**Material for this exercise**
>> start

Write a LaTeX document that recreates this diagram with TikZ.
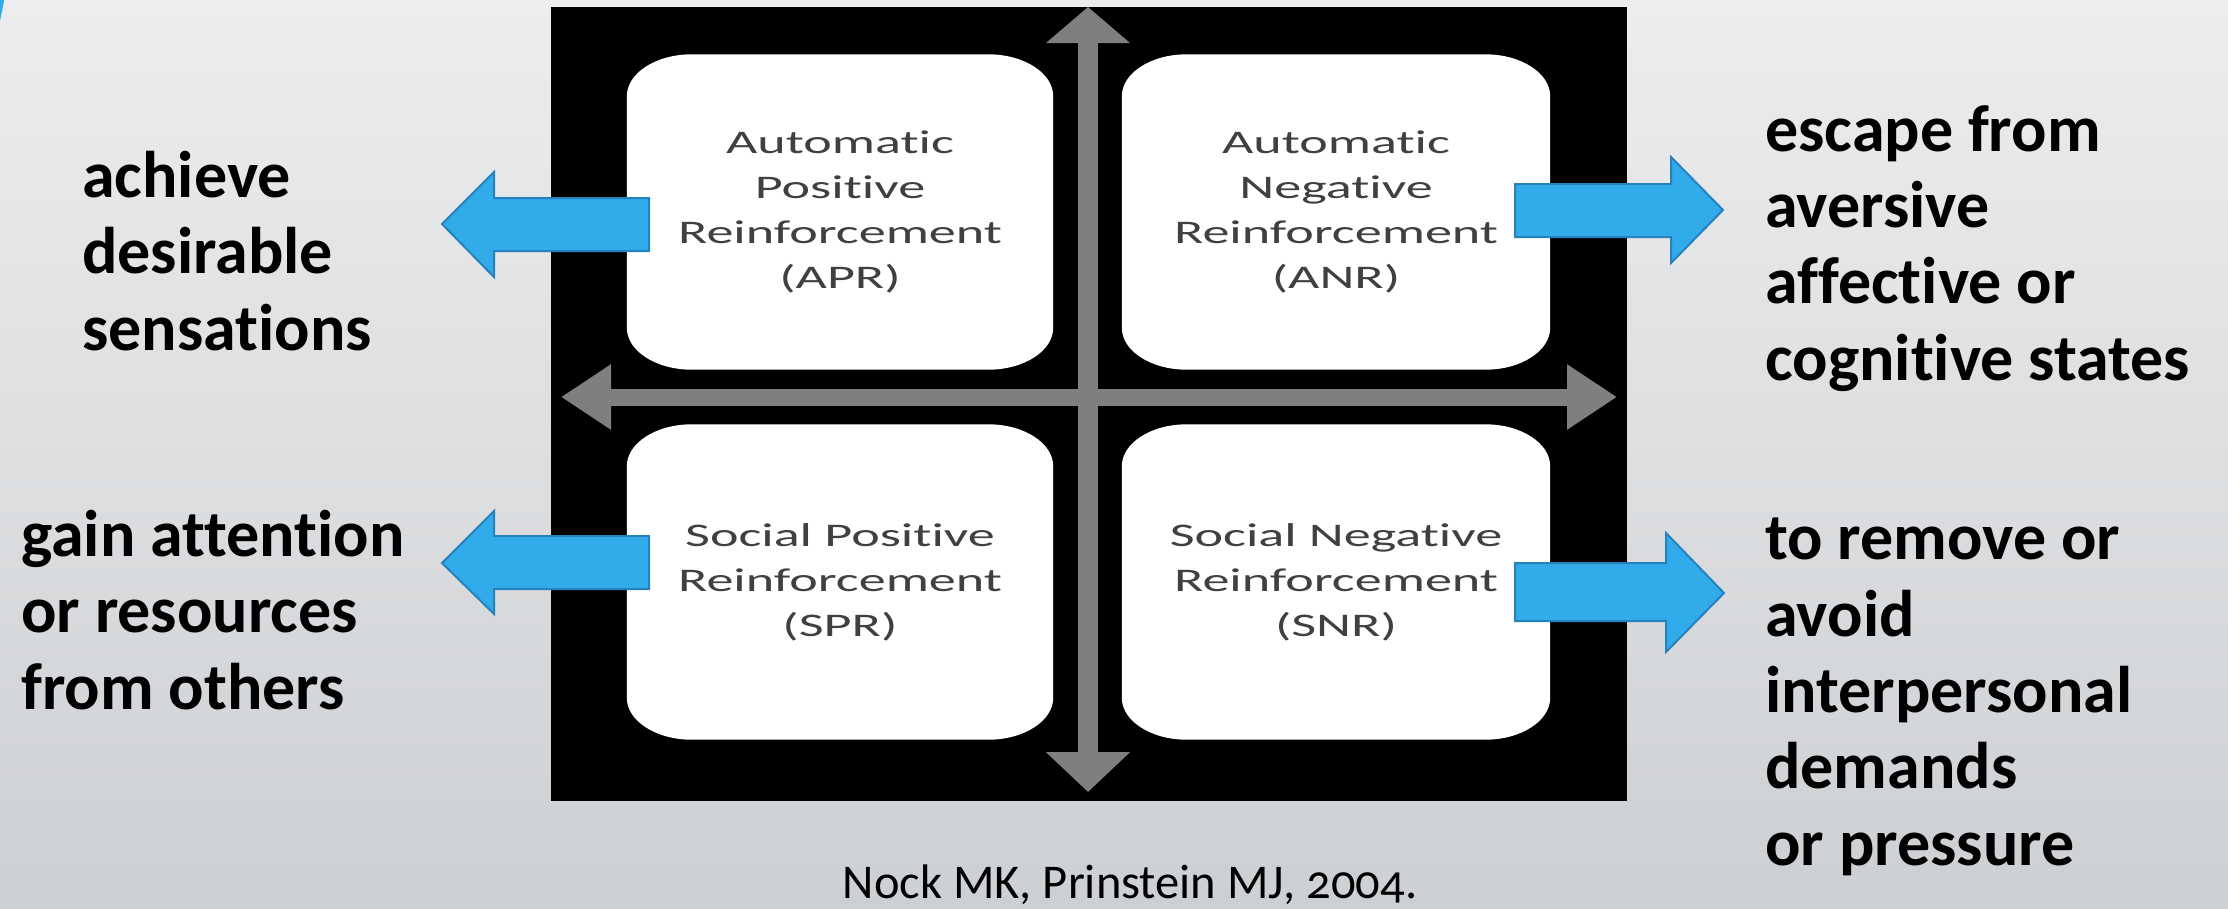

>> end
>> start

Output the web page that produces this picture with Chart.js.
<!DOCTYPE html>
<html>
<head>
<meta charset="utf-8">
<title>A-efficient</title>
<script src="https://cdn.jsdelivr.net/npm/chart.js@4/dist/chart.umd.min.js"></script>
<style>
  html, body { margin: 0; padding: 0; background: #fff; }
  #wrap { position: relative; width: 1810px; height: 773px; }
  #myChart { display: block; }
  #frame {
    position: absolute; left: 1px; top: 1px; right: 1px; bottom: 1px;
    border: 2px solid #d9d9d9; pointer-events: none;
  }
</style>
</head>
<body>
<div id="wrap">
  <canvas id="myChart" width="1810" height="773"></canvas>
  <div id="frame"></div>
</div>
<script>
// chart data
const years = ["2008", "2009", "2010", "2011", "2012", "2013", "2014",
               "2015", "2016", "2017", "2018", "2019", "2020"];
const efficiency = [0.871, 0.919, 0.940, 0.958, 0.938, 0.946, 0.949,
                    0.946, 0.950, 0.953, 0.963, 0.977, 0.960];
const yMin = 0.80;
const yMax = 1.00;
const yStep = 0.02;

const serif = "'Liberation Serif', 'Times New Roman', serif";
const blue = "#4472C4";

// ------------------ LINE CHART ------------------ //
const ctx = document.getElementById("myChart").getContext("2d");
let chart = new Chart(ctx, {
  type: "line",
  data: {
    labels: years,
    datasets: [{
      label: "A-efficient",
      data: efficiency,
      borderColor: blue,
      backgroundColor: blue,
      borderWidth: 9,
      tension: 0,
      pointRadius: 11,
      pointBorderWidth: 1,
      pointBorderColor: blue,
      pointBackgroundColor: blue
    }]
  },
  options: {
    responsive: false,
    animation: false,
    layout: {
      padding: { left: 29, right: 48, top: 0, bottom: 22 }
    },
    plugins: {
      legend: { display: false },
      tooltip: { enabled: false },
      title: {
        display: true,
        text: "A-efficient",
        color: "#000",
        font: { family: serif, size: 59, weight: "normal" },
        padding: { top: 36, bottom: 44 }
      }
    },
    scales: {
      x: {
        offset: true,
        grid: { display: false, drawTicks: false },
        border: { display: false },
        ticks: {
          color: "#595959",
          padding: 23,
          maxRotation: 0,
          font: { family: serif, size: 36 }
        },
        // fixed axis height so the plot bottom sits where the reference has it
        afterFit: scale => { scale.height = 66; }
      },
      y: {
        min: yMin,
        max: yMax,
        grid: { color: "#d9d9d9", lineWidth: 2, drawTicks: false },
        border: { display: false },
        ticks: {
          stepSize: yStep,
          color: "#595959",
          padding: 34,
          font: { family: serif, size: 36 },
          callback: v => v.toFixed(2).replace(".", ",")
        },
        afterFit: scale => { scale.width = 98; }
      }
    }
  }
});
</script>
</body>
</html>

>> end
>> start

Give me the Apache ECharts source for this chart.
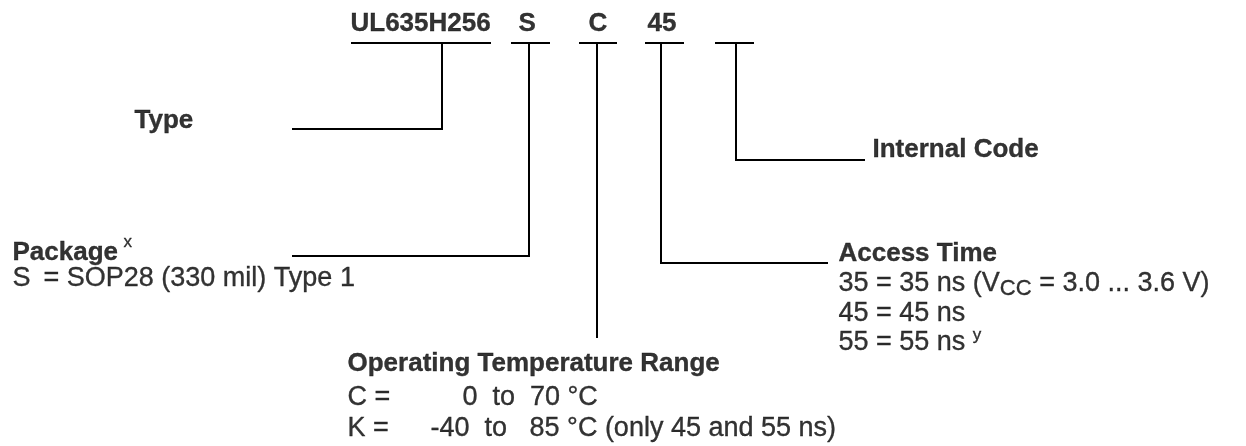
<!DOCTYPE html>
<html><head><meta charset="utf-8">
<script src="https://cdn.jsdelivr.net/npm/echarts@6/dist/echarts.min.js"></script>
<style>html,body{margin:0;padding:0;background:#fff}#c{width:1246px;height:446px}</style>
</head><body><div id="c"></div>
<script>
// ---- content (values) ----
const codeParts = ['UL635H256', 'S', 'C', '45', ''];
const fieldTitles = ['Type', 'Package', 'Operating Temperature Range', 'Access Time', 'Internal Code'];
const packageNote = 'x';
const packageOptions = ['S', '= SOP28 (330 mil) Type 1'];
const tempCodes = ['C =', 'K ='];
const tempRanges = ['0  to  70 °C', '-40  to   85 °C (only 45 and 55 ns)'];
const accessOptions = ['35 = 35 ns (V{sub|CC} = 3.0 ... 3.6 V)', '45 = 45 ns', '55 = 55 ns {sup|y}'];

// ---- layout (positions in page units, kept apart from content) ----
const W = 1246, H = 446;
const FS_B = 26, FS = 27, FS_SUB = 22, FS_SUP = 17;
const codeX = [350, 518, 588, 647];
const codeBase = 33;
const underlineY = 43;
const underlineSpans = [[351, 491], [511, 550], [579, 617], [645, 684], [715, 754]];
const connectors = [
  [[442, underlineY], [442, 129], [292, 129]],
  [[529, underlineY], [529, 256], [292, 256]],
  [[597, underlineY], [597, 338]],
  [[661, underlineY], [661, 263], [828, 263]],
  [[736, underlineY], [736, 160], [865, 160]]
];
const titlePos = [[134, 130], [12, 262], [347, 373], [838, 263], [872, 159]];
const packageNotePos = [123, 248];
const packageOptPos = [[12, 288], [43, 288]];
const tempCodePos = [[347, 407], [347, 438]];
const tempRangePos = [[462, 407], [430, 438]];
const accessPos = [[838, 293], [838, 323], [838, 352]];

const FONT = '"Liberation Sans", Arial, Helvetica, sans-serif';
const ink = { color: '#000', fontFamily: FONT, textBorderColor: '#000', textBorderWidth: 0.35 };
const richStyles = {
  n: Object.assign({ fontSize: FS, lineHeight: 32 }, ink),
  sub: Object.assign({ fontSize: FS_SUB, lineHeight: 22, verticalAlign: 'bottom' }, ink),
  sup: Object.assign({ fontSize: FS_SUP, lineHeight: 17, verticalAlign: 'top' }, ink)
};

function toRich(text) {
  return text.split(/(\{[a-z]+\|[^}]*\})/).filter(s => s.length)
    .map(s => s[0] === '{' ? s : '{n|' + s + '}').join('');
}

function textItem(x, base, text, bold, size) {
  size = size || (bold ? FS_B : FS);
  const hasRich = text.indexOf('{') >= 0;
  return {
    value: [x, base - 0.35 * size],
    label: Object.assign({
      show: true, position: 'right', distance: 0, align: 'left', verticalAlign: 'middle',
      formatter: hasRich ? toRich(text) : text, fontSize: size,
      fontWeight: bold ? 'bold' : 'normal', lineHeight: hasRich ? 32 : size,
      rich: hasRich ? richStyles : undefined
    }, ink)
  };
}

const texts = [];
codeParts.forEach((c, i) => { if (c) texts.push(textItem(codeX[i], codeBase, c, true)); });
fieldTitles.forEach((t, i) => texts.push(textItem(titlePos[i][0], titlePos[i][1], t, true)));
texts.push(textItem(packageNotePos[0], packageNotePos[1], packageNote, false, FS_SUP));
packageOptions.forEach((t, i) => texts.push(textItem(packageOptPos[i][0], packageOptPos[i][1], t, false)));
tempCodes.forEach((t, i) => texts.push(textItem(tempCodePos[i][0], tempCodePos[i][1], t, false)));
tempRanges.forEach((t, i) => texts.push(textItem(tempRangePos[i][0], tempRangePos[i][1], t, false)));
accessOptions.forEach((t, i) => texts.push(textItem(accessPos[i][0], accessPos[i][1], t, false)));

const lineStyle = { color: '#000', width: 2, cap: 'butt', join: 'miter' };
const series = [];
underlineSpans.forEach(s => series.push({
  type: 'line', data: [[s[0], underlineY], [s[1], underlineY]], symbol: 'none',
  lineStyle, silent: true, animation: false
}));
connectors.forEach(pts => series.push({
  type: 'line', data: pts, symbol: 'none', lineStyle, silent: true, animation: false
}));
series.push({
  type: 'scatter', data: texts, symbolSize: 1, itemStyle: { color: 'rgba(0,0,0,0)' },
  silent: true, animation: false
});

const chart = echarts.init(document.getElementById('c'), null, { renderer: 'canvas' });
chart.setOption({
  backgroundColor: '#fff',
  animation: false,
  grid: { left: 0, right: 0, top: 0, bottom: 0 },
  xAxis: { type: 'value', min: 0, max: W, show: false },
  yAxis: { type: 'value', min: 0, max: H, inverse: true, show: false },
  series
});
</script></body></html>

>> end

**Exercise requirements**
From the records above, copy only the lines running from the line containing "Give me the" to the line containing "const accessOptions = ['35", both ends included. Leave the pictures out.

**Response for this exercise**
Give me the Apache ECharts source for this chart.
<!DOCTYPE html>
<html><head><meta charset="utf-8">
<script src="https://cdn.jsdelivr.net/npm/echarts@6/dist/echarts.min.js"></script>
<style>html,body{margin:0;padding:0;background:#fff}#c{width:1246px;height:446px}</style>
</head><body><div id="c"></div>
<script>
// ---- content (values) ----
const codeParts = ['UL635H256', 'S', 'C', '45', ''];
const fieldTitles = ['Type', 'Package', 'Operating Temperature Range', 'Access Time', 'Internal Code'];
const packageNote = 'x';
const packageOptions = ['S', '= SOP28 (330 mil) Type 1'];
const tempCodes = ['C =', 'K ='];
const tempRanges = ['0  to  70 °C', '-40  to   85 °C (only 45 and 55 ns)'];
const accessOptions = ['35 = 35 ns (V{sub|CC} = 3.0 ... 3.6 V)', '45 = 45 ns', '55 = 55 ns {sup|y}'];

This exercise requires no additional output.